▸ Stated exercise
Reproduce word for word the lines from the beginning of the entries to the line with "from bokeh.resources import INLINE", both included, but none of the pictures.

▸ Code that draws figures
— begin —

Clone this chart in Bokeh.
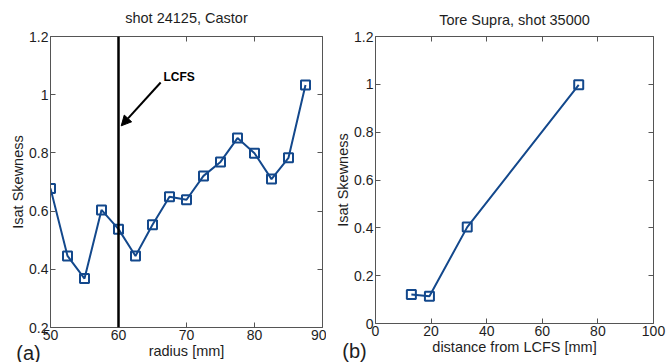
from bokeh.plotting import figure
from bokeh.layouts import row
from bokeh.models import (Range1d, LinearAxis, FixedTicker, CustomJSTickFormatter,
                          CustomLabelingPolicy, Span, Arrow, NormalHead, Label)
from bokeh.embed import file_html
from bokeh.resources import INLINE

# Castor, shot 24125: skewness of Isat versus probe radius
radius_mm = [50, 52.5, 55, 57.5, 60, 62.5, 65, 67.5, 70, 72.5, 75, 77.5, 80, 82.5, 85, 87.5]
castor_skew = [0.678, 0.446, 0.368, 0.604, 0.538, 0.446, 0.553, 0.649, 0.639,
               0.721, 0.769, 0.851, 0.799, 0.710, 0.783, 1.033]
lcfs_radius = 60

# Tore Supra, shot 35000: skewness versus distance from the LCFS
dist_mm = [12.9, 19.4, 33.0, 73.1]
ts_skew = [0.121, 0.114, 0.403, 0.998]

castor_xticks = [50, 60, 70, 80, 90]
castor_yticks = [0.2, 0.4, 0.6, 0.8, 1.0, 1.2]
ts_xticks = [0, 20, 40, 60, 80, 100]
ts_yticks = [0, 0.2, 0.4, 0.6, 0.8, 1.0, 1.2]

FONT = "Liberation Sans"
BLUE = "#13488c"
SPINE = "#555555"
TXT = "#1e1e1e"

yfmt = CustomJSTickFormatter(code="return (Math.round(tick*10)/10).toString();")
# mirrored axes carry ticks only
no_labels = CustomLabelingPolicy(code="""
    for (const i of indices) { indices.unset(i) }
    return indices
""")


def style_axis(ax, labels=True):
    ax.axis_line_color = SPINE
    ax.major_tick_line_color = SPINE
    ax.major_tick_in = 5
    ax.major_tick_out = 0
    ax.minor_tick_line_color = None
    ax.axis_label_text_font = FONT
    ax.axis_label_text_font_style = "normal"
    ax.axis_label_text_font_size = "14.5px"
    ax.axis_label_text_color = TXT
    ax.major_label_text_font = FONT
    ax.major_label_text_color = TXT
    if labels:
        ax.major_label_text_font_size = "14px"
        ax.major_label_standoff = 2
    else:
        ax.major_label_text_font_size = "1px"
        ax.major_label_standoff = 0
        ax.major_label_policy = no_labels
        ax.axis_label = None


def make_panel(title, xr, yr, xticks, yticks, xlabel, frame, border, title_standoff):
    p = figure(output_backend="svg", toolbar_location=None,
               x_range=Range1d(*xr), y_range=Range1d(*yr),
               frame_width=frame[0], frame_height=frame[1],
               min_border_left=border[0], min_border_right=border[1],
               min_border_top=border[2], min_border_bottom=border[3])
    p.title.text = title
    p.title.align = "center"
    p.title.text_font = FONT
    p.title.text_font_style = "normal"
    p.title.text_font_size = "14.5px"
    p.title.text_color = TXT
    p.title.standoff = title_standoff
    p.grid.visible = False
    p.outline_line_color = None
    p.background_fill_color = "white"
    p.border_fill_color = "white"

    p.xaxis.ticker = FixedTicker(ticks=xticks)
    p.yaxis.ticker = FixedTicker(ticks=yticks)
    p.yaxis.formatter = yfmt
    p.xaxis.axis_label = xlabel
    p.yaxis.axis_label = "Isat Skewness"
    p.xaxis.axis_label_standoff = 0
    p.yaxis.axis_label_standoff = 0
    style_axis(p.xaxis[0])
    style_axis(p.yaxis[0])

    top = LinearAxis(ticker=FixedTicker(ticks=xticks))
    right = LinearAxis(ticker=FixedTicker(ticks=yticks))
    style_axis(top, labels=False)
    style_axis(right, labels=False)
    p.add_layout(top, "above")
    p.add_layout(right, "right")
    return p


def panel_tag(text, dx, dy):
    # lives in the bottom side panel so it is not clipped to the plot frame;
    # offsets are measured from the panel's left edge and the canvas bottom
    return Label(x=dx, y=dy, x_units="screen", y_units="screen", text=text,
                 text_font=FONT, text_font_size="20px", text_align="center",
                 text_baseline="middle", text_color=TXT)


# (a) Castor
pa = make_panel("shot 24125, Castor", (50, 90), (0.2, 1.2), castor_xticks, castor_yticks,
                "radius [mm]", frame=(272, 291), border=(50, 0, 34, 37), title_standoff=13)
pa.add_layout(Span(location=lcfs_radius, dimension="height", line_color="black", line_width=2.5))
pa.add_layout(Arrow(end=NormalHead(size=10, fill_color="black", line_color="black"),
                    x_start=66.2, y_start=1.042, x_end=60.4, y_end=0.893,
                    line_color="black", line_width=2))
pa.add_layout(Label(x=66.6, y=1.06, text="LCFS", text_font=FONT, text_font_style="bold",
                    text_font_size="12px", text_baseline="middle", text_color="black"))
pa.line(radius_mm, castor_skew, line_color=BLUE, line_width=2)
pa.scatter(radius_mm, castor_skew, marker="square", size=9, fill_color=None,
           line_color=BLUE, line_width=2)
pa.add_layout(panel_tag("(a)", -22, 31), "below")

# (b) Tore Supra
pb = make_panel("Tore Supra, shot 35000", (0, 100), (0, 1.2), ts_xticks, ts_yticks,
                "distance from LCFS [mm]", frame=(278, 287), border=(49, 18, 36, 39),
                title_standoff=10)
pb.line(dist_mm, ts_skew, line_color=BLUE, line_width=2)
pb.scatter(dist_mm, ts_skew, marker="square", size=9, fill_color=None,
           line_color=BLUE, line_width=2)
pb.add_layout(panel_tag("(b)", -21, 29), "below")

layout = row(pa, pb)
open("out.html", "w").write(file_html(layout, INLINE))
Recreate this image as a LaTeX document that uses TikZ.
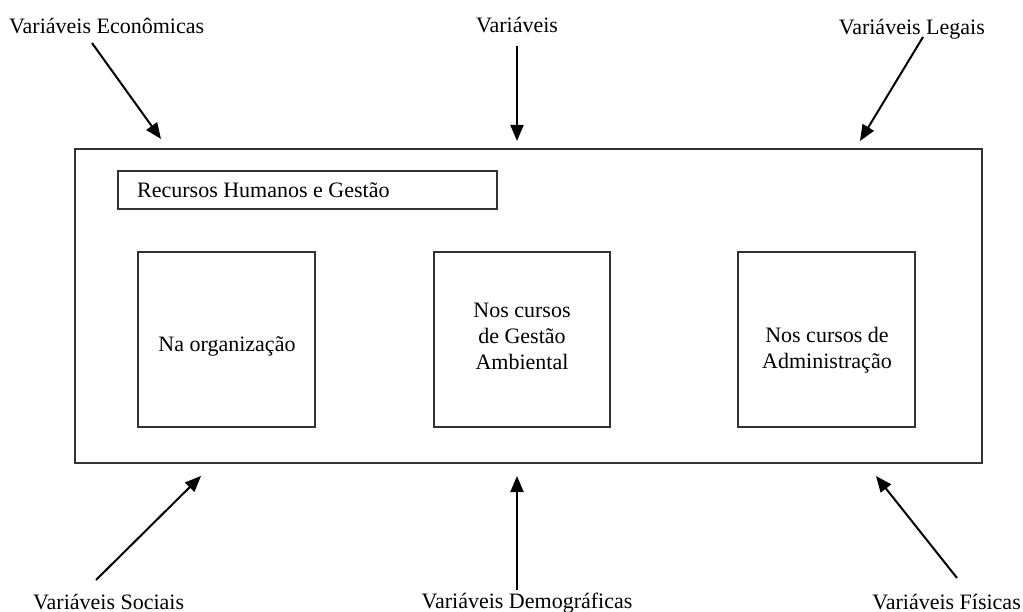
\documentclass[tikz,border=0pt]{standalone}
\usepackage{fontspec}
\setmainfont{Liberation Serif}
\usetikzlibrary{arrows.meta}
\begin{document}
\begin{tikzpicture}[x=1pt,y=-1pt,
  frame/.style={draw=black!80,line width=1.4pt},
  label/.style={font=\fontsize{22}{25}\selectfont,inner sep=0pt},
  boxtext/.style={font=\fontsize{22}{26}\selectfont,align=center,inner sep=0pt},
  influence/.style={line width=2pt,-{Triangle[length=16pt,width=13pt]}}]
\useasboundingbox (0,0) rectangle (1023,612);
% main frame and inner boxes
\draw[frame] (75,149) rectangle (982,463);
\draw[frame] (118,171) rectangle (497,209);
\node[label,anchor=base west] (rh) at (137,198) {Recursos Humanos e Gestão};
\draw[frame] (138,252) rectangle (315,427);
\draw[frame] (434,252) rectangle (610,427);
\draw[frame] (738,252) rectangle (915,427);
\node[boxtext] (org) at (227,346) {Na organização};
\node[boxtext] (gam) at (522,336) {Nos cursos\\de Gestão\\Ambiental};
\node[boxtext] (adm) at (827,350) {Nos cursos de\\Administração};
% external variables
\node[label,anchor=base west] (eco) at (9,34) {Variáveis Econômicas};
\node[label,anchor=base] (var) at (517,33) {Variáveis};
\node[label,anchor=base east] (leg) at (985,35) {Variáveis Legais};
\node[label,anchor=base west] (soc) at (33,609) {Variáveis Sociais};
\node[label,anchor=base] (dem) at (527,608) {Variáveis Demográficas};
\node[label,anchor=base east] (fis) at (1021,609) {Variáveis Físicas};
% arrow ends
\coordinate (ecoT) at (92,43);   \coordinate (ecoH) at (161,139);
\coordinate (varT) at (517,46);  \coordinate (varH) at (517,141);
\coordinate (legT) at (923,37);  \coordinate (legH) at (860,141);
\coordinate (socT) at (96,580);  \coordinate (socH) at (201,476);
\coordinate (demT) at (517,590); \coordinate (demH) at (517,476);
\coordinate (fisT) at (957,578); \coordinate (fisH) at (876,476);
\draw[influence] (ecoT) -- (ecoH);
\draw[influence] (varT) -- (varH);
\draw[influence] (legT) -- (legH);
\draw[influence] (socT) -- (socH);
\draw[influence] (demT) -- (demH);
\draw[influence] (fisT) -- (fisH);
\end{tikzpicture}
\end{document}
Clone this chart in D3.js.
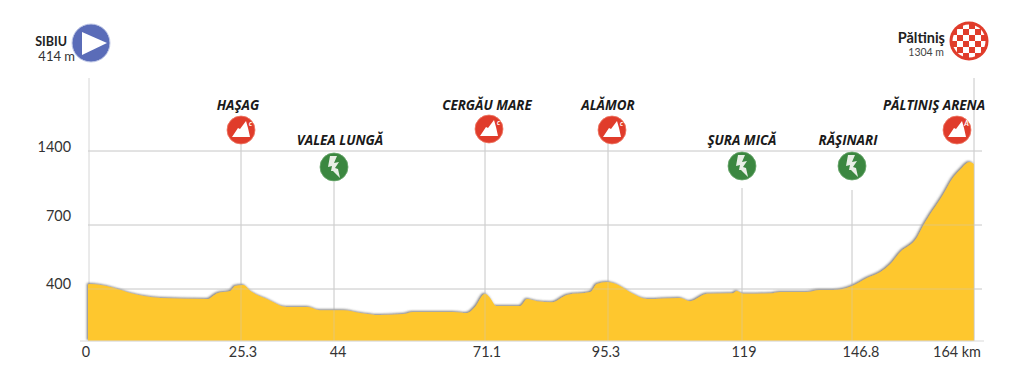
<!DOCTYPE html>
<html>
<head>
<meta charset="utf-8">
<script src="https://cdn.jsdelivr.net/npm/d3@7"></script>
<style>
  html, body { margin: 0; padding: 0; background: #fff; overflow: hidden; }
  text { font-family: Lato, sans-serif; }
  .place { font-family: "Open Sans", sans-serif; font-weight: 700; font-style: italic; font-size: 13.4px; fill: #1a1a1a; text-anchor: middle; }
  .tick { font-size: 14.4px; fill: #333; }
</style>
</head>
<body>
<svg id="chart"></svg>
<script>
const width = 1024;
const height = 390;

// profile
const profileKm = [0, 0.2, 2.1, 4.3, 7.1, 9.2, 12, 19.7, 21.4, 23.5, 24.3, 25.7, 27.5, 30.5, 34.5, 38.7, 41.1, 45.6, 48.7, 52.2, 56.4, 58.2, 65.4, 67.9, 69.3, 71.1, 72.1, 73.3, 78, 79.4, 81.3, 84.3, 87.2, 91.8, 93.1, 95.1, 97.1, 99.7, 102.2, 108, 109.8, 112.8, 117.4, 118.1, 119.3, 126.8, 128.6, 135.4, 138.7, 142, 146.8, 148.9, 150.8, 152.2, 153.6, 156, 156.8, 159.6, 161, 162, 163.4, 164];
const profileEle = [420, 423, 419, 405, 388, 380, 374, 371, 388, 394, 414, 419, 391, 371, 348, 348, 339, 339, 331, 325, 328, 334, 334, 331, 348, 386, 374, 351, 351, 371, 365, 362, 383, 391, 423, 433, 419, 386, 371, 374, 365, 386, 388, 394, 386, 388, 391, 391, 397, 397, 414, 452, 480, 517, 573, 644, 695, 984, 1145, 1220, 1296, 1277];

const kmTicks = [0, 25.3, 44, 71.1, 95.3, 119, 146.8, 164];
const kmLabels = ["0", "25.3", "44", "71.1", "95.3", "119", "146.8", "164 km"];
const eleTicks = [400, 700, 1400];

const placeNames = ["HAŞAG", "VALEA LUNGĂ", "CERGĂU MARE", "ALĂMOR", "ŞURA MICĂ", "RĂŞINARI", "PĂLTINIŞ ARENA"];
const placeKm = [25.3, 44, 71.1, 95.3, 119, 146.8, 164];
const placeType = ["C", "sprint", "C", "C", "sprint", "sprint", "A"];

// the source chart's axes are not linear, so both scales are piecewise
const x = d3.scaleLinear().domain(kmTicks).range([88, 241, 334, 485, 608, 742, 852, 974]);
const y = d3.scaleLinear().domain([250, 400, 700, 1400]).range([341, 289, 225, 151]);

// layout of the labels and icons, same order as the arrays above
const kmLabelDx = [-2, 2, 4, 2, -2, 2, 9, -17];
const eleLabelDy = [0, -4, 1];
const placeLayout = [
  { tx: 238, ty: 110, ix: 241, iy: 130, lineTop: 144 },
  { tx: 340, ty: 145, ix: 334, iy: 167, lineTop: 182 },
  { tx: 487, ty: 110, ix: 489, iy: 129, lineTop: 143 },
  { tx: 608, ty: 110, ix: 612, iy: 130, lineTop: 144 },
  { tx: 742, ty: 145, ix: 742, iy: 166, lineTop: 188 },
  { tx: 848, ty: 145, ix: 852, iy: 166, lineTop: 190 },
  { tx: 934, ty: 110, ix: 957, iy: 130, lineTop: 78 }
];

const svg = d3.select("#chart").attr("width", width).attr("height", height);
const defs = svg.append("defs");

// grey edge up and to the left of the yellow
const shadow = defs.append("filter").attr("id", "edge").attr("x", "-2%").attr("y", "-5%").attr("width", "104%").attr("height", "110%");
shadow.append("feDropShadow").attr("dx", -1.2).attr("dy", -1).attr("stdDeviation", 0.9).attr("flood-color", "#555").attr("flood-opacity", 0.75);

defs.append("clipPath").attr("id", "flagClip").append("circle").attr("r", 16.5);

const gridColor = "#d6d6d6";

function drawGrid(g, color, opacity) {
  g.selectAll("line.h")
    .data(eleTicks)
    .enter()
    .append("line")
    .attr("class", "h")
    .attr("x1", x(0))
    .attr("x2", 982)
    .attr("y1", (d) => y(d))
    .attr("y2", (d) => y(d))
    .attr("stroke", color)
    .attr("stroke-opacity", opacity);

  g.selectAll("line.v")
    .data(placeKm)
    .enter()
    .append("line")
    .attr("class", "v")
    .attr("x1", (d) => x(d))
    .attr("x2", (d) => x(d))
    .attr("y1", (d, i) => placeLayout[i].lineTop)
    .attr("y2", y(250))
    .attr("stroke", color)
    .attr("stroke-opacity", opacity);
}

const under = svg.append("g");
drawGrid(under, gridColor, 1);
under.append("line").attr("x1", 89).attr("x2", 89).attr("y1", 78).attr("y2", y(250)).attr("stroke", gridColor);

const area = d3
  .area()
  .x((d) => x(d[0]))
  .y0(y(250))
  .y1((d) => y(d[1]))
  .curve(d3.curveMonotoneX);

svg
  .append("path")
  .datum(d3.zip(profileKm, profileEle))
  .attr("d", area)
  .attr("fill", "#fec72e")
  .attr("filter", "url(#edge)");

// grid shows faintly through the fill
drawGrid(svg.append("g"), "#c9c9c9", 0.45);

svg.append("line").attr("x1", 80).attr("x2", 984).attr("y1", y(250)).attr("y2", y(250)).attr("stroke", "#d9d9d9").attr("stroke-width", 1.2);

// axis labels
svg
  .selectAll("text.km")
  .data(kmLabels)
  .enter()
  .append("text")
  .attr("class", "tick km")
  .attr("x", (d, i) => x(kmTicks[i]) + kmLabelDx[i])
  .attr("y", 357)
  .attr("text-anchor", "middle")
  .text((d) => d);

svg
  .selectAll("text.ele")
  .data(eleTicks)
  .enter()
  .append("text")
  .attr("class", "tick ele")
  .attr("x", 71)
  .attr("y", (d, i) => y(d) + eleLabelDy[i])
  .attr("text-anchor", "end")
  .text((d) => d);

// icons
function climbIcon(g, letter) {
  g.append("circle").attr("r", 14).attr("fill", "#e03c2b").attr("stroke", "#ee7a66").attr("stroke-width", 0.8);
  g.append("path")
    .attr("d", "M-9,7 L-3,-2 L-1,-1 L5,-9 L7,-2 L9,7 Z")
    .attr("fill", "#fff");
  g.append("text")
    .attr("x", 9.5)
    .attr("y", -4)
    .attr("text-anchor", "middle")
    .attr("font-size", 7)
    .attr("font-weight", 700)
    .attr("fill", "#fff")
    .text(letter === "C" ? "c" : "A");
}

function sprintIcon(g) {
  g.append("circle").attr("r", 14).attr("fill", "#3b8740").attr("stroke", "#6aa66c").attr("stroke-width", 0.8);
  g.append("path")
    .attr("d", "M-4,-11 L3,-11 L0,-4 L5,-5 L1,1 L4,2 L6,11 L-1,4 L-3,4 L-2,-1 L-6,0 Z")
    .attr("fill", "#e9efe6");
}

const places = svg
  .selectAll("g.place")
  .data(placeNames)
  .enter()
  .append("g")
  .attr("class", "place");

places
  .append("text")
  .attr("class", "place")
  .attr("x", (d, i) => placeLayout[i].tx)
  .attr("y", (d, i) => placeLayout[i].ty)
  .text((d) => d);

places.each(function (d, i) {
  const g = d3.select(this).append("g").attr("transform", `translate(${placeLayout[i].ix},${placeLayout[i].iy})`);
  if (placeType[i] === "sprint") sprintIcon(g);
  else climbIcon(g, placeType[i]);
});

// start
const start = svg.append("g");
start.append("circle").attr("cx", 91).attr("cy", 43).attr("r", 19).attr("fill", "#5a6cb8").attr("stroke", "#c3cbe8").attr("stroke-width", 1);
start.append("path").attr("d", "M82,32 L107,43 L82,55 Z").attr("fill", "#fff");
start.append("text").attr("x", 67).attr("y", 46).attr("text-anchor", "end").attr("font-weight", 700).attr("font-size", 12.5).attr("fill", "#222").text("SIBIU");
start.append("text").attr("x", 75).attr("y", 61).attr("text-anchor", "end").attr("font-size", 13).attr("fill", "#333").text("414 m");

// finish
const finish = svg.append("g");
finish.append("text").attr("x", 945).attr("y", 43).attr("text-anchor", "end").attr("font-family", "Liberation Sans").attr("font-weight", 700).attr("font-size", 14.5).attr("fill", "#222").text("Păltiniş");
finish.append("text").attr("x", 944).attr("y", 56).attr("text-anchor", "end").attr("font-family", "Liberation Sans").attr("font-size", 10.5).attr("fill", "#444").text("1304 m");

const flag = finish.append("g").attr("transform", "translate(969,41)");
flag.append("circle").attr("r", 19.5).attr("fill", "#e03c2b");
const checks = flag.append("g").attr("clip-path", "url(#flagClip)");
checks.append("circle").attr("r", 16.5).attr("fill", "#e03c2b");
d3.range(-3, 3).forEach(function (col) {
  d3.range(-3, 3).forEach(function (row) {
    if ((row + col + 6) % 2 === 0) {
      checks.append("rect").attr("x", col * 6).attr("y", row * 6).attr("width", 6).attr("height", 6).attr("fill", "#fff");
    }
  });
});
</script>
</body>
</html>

— end —

▸ Problem solution
Clone this chart in Bokeh.
from bokeh.plotting import figure
from bokeh.layouts import row
from bokeh.models import (Range1d, LinearAxis, FixedTicker, CustomJSTickFormatter,
                          CustomLabelingPolicy, Span, Arrow, NormalHead, Label)
from bokeh.embed import file_html
from bokeh.resources import INLINE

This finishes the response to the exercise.